Combien de mensonges sont nécessaires avant une victoire? Beaucoup trop. Les citoyens aussi ont pris de mauvaises habitudes. Ils ont de plus en plus tendance à vendre leur vote au plus offrant. Nous voulons un Colisée... sinon, nous ne voterons pas pour toi. Il faut promettre de construire une autoroute ici, un pont là-bas, sans oublier une garderie, car ça marche à tous les coups. On promet de régler les problèmes qui plombent le système d'éducation.
On répète ad nauseam qu'on aura bientôt LA solution pour le monde de la santé qui ressemble de plus en plus à un bateau qui prend l'eau. Les citoyens se vendent à l'enchère. Dites-moi ce que vous m'offrez et je déciderai si je vais voter pour vous. Parce que le citoyen aussi, à ce petit jeu-là, estime qu'il pourrait s'enrichir. Nous en sommes au point où un citoyen ne voterait pas pour un candidat qui lui dirait qu'il sollicite son vote parce qu'il désire accéder au pouvoir pour faire de son mieux chaque fois que ce sera possible. Ça ne suffirait pas.

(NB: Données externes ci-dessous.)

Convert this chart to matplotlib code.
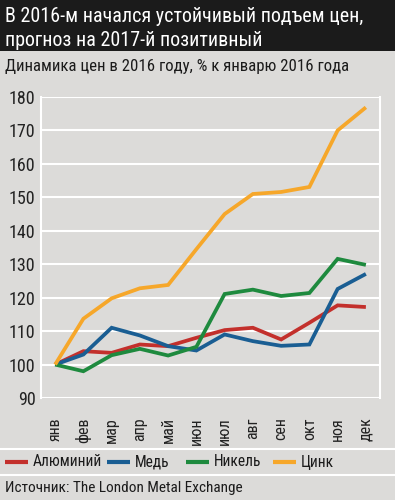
import matplotlib.pyplot as plt
from matplotlib.lines import Line2D

# data
months = ['янв', 'фев', 'мар', 'апр', 'май', 'июн', 'июл', 'авг', 'сен', 'окт', 'ноя', 'дек']
aluminium = [100, 104, 103.5, 106, 105.5, 108, 110.3, 111, 107.5, 112.5, 117.7, 117.2]
copper = [100, 103, 111, 108.7, 105.5, 104.2, 109, 107, 105.6, 106, 122.6, 127.1]
nickel = [100, 98, 102.8, 104.7, 102.7, 105.3, 121.1, 122.4, 120.5, 121.4, 131.6, 129.8]
zinc = [100, 113.7, 119.8, 122.8, 123.8, 134.5, 145, 151, 151.6, 153.1, 170, 176.9]
yticks = [90, 100, 110, 120, 130, 140, 150, 160, 170, 180]

series_names = ['Алюминий', 'Медь', 'Никель', 'Цинк']
colors = ['#c3302c', '#1a5e93', '#1e8a3e', '#f6a72a']
# legend entry start (px from left), as in the reference
legend_x = [5, 107, 186, 273]

bg = '#dcdbd9'
plt.rcParams['font.family'] = ['Roboto Condensed', 'DejaVu Sans']

fig = plt.figure(figsize=(3.95, 5.0), dpi=100, facecolor=bg)
W, H = 395, 500

# title band
fig.patches.append(plt.Rectangle((0, 1 - 51 / H), 1, 51 / H, transform=fig.transFigure,
                                 facecolor='#1b1b1b', edgecolor='none'))
fig.text(0.012, 1 - 17 / H, 'В 2016-м начался устойчивый подъем цен,', color='white',
         fontsize=14.4, va='center', ha='left')
fig.text(0.012, 1 - 41 / H, 'прогноз на 2017-й позитивный', color='white',
         fontsize=14.4, va='center', ha='left')
fig.text(0.012, 1 - 66 / H, 'Динамика цен в 2016 году, % к январю 2016 года',
         color='#1b1b1b', fontsize=12.1, va='center', ha='left')

ax = fig.add_axes([41 / W, 1 - 398 / H, 339 / W, 301 / H])
ax.set_facecolor(bg)
x = range(len(months))
for vals, c in zip([aluminium, copper, nickel, zinc], colors):
    ax.plot(x, vals, color=c, lw=2.7, solid_capstyle='butt', solid_joinstyle='miter')

ax.set_xlim(-0.5, 11.5)
ax.set_ylim(90, 180)
ax.set_yticks(yticks)
ax.set_yticklabels([str(t) for t in yticks], fontsize=13, color='#222222')
ax.set_xticks(list(x))
ax.set_xticklabels(months, rotation=90, fontsize=11.5, color='#222222')
ax.tick_params(length=0, pad=4)
ax.tick_params(axis='x', pad=14)
ax.grid(axis='y', color='white', lw=1.5)
ax.set_axisbelow(True)
for s in ['top', 'bottom']:
    ax.spines[s].set_visible(False)
for s in ['left', 'right']:
    ax.spines[s].set_color('white')
    ax.spines[s].set_linewidth(1.5)

# separators
for yy in [449, 475]:
    fig.add_artist(Line2D([0, 1], [1 - yy / H] * 2, color='white', lw=1.5))

# legend drawn by hand so the entries sit where they do in the reference
ly = 1 - 462 / H
for lx, name, c in zip(legend_x, series_names, colors):
    fig.add_artist(Line2D([lx / W, (lx + 23) / W], [ly, ly], color=c, lw=3,
                          solid_capstyle='butt'))
    fig.text((lx + 28) / W, ly, name, fontsize=11.2, color='#1b1b1b', va='center', ha='left')

fig.text(0.012, 1 - 488 / H, 'Источник: The London Metal Exchange', fontsize=11,
         color='#1b1b1b', va='center', ha='left')

fig.savefig('out.png', dpi=100, facecolor=bg)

Qu'avons-nous vu ces derniers jours? Des gens de pouvoir devenus si farouchement partisans qu'ils sont incapables de séparer le bien du mal. Un goût du pouvoir si proche de la folie qu'il a transformé des êtres humains en manipulateurs féroces qui tirent leur plaisir du petit rôle qu'on leur fait jouer. Des personnages de l'ombre qui s'imaginent plus grands que les plus grands et qui valorisent les miettes dont on les nourrit et qui s'en pourlèchent les babines.
Le Parti libéral est profondément touché. L'étalage de ses petitesses ne va pas aider son image. On peut dire que les colonnes du temple ont été ébranlées depuis quelques mois. Ceux et celles qui découvrent maintenant comment on y brasse des affaires mettront du temps à s'en remettre. La situation est triste et c'est tout le Québec qui est trahi et qui pleure le tripotage de sa démocratie.
Le Parti québécois, comme tous les autres partis d'opposition, à la lumière des révélations concernant le Parti libéral, est en danger plus que jamais. Donné comme un possible gagnant à la prochaine élection, il doit déjà constater qu'il est devenu plus attirant pour tout ce qui grouille et grenouille autour de lui en temps normal. Madame Pauline Marois aura l'embarras du choix pour les prochains candidats. Je la sais assez lucide pour avoir bien mesuré ce qu'elle a à faire.
Quand le ménage aura été fait, quand nous pourrons de nouveau respirer librement, je souhaite que le Québec trouve enfin un moyen adéquat de financer les partis politiques. C'est redevenu un problème urgent. Il faut aussi que les citoyens réalisent que le fait de voter est un privilège qui se mérite et qu'il serait stupide d'attendre de le perdre pour le valoriser.
Il faut apprendre à voter avec sa tête et aussi avec son coeur. Et exiger de nos élus qu'ils laissent le volant à quelqu'un d'autre quand ils ont perdu le contrôle et qu'ils menacent de nous jeter dans le précipice faute de savoir conduire.